**What you should do**
Retype the records below exactly as they appear, but leave out any pictures.

**Material**
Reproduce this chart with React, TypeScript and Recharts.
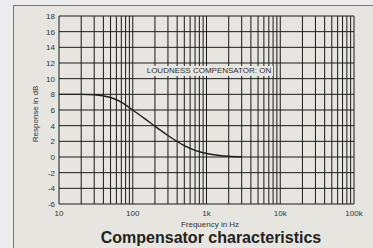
import { LineChart, Line, XAxis, YAxis, CartesianGrid } from "recharts";

// frequency response of the compensator (Hz -> dB)
const freqs = [10, 20, 30, 40, 50, 70, 100, 150, 200, 300, 400, 500, 700, 1000, 1500, 2000, 3000];
const gains = [8, 8, 7.95, 7.8, 7.6, 7.0, 6.0, 4.8, 3.93, 2.75, 1.98, 1.45, 0.85, 0.45, 0.2, 0.1, 0.03];

// grid positions: every 1-9 step in each decade
const gridFreqs = [
  10, 20, 30, 40, 50, 60, 70, 80, 90,
  100, 200, 300, 400, 500, 600, 700, 800, 900,
  1000, 2000, 3000, 4000, 5000, 6000, 7000, 8000, 9000,
  10000, 20000, 30000, 40000, 50000, 60000, 70000, 80000, 90000,
  100000,
];
const decadeLabels: Record<number, string> = { 10: "10", 100: "100", 1000: "1k", 10000: "10k", 100000: "100k" };
const yTicks = [-6, -4, -2, 0, 2, 4, 6, 8, 10, 12, 14, 16, 18];

const data = freqs.map((f, i) => ({ f, db: gains[i] }));

const font = "'Liberation Sans', Arial, sans-serif";

export default function App() {
  return (
    <div style={{ position: "fixed", left: 0, top: 0, width: 373, height: 248, background: "#ececee", overflow: "hidden", fontFamily: font }}>
      <div style={{ position: "absolute", left: 13, top: 5, width: 400, height: 300, background: "#e6e5e0", borderLeft: "1px solid #777", borderTop: "1px solid #777" }} />
      <div style={{ position: "absolute", left: 0, top: 0 }}>
        <LineChart width={373} height={248} data={data} margin={{ top: 16, right: 19, bottom: 24, left: 0 }}>
          <CartesianGrid stroke="#1a1a1a" strokeWidth={1} />
          <XAxis
            dataKey="f"
            type="number"
            scale="log"
            domain={[10, 100000]}
            ticks={gridFreqs}
            interval={0}
            tickFormatter={(v: number) => decadeLabels[v] ?? ""}
            axisLine={false}
            tickLine={false}
            tickSize={0}
            tickMargin={6}
            height={20}
            tick={{ fontSize: 8, fill: "#333", fontFamily: font }}
          />
          <YAxis
            type="number"
            domain={[-6, 18]}
            ticks={yTicks}
            interval={0}
            width={59}
            axisLine={false}
            tickLine={false}
            tickSize={0}
            tickMargin={4}
            tick={{ fontSize: 8, fill: "#333", fontFamily: font }}
          />
          <Line type="monotone" dataKey="db" stroke="#1e1e1e" strokeWidth={1.4} dot={false} isAnimationActive={false} />
        </LineChart>
      </div>
      <div style={{ position: "absolute", left: 145, top: 66, width: 128, height: 10, background: "#e6e5e0", fontSize: 8, color: "#333", lineHeight: "10px", textAlign: "center", whiteSpace: "nowrap" }}>
        LOUDNESS COMPENSATOR: ON
      </div>
      <div style={{ position: "absolute", left: 35, top: 114, transform: "translate(-50%, -50%) rotate(-90deg)", fontSize: 8, color: "#333", whiteSpace: "nowrap" }}>
        Response in dB
      </div>
      <div style={{ position: "absolute", left: 210, top: 224, transform: "translate(-50%, -50%)", fontSize: 8, color: "#333", whiteSpace: "nowrap" }}>
        Frequency in Hz
      </div>
      <div style={{ position: "absolute", left: 211, top: 238, transform: "translate(-50%, -50%)", fontSize: 16, fontWeight: "bold", color: "#222", whiteSpace: "nowrap" }}>
        Compensator characteristics
      </div>
    </div>
  );
}
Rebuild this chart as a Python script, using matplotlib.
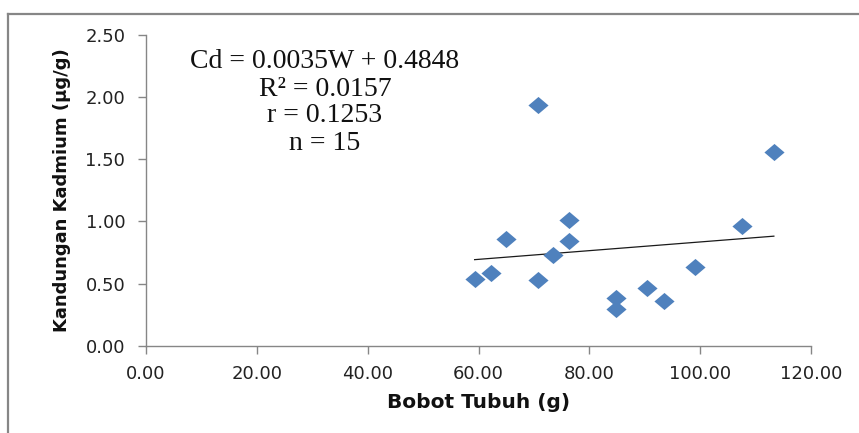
import matplotlib
matplotlib.use("Agg")
import matplotlib.pyplot as plt
from matplotlib.lines import Line2D
import numpy as np

# Data
bobot = [59.3, 62.2, 65.0, 70.8, 70.8, 73.5, 76.4, 76.4, 84.9, 84.9, 90.4, 93.4, 99.0, 107.5, 113.3]
kadmium = [0.534, 0.582, 0.856, 1.934, 0.526, 0.732, 1.011, 0.842, 0.386, 0.298, 0.462, 0.362, 0.631, 0.965, 1.561]
slope = 0.0035
intercept = 0.4848
x_ticks = [0, 20, 40, 60, 80, 100, 120]
y_ticks = [0.0, 0.5, 1.0, 1.5, 2.0, 2.5]
annot_lines = ["Cd = 0.0035W + 0.4848", "R² = 0.0157", "r = 0.1253", "n = 15"]

W, H = 859, 433
fig = plt.figure(figsize=(W / 100, H / 100), dpi=100)
ax = fig.add_axes([146 / W, 1 - 345.7 / H, (811 - 146) / W, (345.7 - 35) / H])

grey = "#868686"
# chart border (outer frame)
fig.add_artist(Line2D([8 / W, 8 / W], [0, 1 - 14 / H], color=grey, lw=1.6, transform=fig.transFigure))
fig.add_artist(Line2D([8 / W, 1], [1 - 14 / H, 1 - 14 / H], color=grey, lw=1.6, transform=fig.transFigure))

diamond = [(-1, 0), (0, 0.85), (1, 0), (0, -0.85), (-1, 0)]
ax.plot(bobot, kadmium, linestyle="none", marker=diamond, markersize=14.5,
        color="#4F81BD", markeredgewidth=0, zorder=3)

xs = np.array([min(bobot), max(bobot)])
ax.plot(xs, slope * xs + intercept, color="#1a1a1a", lw=0.9, zorder=2)

ax.set_xlim(0, 120)
ax.set_ylim(0, 2.5)
ax.set_xticks(x_ticks)
ax.set_xticklabels([f"{v:.2f}" for v in x_ticks])
ax.set_yticks(y_ticks)
ax.set_yticklabels([f"{v:.2f}" for v in y_ticks])

for s in ["top", "right"]:
    ax.spines[s].set_visible(False)
for s in ["left", "bottom"]:
    ax.spines[s].set_color(grey)
    ax.spines[s].set_linewidth(1.0)

ax.tick_params(axis="both", direction="out", color=grey, length=6, width=1.0,
               labelsize=13, labelcolor="#222222")
ax.tick_params(axis="y", pad=9)
ax.tick_params(axis="x", pad=8)

ax.set_xlabel("Bobot Tubuh (g)", fontsize=14.5, fontweight="bold", labelpad=7, color="#111111")
ax.set_ylabel("Kandungan Kadmium (µg/g)", fontsize=13, fontweight="bold", labelpad=10, color="#111111")

ys = [62, 89, 116, 143]
for t, yp in zip(annot_lines, ys):
    fig.text(325 / W, 1 - yp / H, t, ha="center", va="center",
             fontsize=20, family="Liberation Serif", color="#111111")

fig.savefig("out.png", dpi=100)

**Task solution**
Reproduce this chart with React, TypeScript and Recharts.
import { LineChart, Line, XAxis, YAxis, CartesianGrid } from "recharts";

// frequency response of the compensator (Hz -> dB)
const freqs = [10, 20, 30, 40, 50, 70, 100, 150, 200, 300, 400, 500, 700, 1000, 1500, 2000, 3000];
const gains = [8, 8, 7.95, 7.8, 7.6, 7.0, 6.0, 4.8, 3.93, 2.75, 1.98, 1.45, 0.85, 0.45, 0.2, 0.1, 0.03];

// grid positions: every 1-9 step in each decade
const gridFreqs = [
  10, 20, 30, 40, 50, 60, 70, 80, 90,
  100, 200, 300, 400, 500, 600, 700, 800, 900,
  1000, 2000, 3000, 4000, 5000, 6000, 7000, 8000, 9000,
  10000, 20000, 30000, 40000, 50000, 60000, 70000, 80000, 90000,
  100000,
];
const decadeLabels: Record<number, string> = { 10: "10", 100: "100", 1000: "1k", 10000: "10k", 100000: "100k" };
const yTicks = [-6, -4, -2, 0, 2, 4, 6, 8, 10, 12, 14, 16, 18];

const data = freqs.map((f, i) => ({ f, db: gains[i] }));

const font = "'Liberation Sans', Arial, sans-serif";

export default function App() {
  return (
    <div style={{ position: "fixed", left: 0, top: 0, width: 373, height: 248, background: "#ececee", overflow: "hidden", fontFamily: font }}>
      <div style={{ position: "absolute", left: 13, top: 5, width: 400, height: 300, background: "#e6e5e0", borderLeft: "1px solid #777", borderTop: "1px solid #777" }} />
      <div style={{ position: "absolute", left: 0, top: 0 }}>
        <LineChart width={373} height={248} data={data} margin={{ top: 16, right: 19, bottom: 24, left: 0 }}>
          <CartesianGrid stroke="#1a1a1a" strokeWidth={1} />
          <XAxis
            dataKey="f"
            type="number"
            scale="log"
            domain={[10, 100000]}
            ticks={gridFreqs}
            interval={0}
            tickFormatter={(v: number) => decadeLabels[v] ?? ""}
            axisLine={false}
            tickLine={false}
            tickSize={0}
            tickMargin={6}
            height={20}
            tick={{ fontSize: 8, fill: "#333", fontFamily: font }}
          />
          <YAxis
            type="number"
            domain={[-6, 18]}
            ticks={yTicks}
            interval={0}
            width={59}
            axisLine={false}
            tickLine={false}
            tickSize={0}
            tickMargin={4}
            tick={{ fontSize: 8, fill: "#333", fontFamily: font }}
          />
          <Line type="monotone" dataKey="db" stroke="#1e1e1e" strokeWidth={1.4} dot={false} isAnimationActive={false} />
        </LineChart>
      </div>
      <div style={{ position: "absolute", left: 145, top: 66, width: 128, height: 10, background: "#e6e5e0", fontSize: 8, color: "#333", lineHeight: "10px", textAlign: "center", whiteSpace: "nowrap" }}>
        LOUDNESS COMPENSATOR: ON
      </div>
      <div style={{ position: "absolute", left: 35, top: 114, transform: "translate(-50%, -50%) rotate(-90deg)", fontSize: 8, color: "#333", whiteSpace: "nowrap" }}>
        Response in dB
      </div>
      <div style={{ position: "absolute", left: 210, top: 224, transform: "translate(-50%, -50%)", fontSize: 8, color: "#333", whiteSpace: "nowrap" }}>
        Frequency in Hz
      </div>
      <div style={{ position: "absolute", left: 211, top: 238, transform: "translate(-50%, -50%)", fontSize: 16, fontWeight: "bold", color: "#222", whiteSpace: "nowrap" }}>
        Compensator characteristics
      </div>
    </div>
  );
}
Rebuild this chart as a Python script, using matplotlib.
import matplotlib
matplotlib.use("Agg")
import matplotlib.pyplot as plt
from matplotlib.lines import Line2D
import numpy as np

# Data
bobot = [59.3, 62.2, 65.0, 70.8, 70.8, 73.5, 76.4, 76.4, 84.9, 84.9, 90.4, 93.4, 99.0, 107.5, 113.3]
kadmium = [0.534, 0.582, 0.856, 1.934, 0.526, 0.732, 1.011, 0.842, 0.386, 0.298, 0.462, 0.362, 0.631, 0.965, 1.561]
slope = 0.0035
intercept = 0.4848
x_ticks = [0, 20, 40, 60, 80, 100, 120]
y_ticks = [0.0, 0.5, 1.0, 1.5, 2.0, 2.5]
annot_lines = ["Cd = 0.0035W + 0.4848", "R² = 0.0157", "r = 0.1253", "n = 15"]

W, H = 859, 433
fig = plt.figure(figsize=(W / 100, H / 100), dpi=100)
ax = fig.add_axes([146 / W, 1 - 345.7 / H, (811 - 146) / W, (345.7 - 35) / H])

grey = "#868686"
# chart border (outer frame)
fig.add_artist(Line2D([8 / W, 8 / W], [0, 1 - 14 / H], color=grey, lw=1.6, transform=fig.transFigure))
fig.add_artist(Line2D([8 / W, 1], [1 - 14 / H, 1 - 14 / H], color=grey, lw=1.6, transform=fig.transFigure))

diamond = [(-1, 0), (0, 0.85), (1, 0), (0, -0.85), (-1, 0)]
ax.plot(bobot, kadmium, linestyle="none", marker=diamond, markersize=14.5,
        color="#4F81BD", markeredgewidth=0, zorder=3)

xs = np.array([min(bobot), max(bobot)])
ax.plot(xs, slope * xs + intercept, color="#1a1a1a", lw=0.9, zorder=2)

ax.set_xlim(0, 120)
ax.set_ylim(0, 2.5)
ax.set_xticks(x_ticks)
ax.set_xticklabels([f"{v:.2f}" for v in x_ticks])
ax.set_yticks(y_ticks)
ax.set_yticklabels([f"{v:.2f}" for v in y_ticks])

for s in ["top", "right"]:
    ax.spines[s].set_visible(False)
for s in ["left", "bottom"]:
    ax.spines[s].set_color(grey)
    ax.spines[s].set_linewidth(1.0)

ax.tick_params(axis="both", direction="out", color=grey, length=6, width=1.0,
               labelsize=13, labelcolor="#222222")
ax.tick_params(axis="y", pad=9)
ax.tick_params(axis="x", pad=8)

ax.set_xlabel("Bobot Tubuh (g)", fontsize=14.5, fontweight="bold", labelpad=7, color="#111111")
ax.set_ylabel("Kandungan Kadmium (µg/g)", fontsize=13, fontweight="bold", labelpad=10, color="#111111")

ys = [62, 89, 116, 143]
for t, yp in zip(annot_lines, ys):
    fig.text(325 / W, 1 - yp / H, t, ha="center", va="center",
             fontsize=20, family="Liberation Serif", color="#111111")

fig.savefig("out.png", dpi=100)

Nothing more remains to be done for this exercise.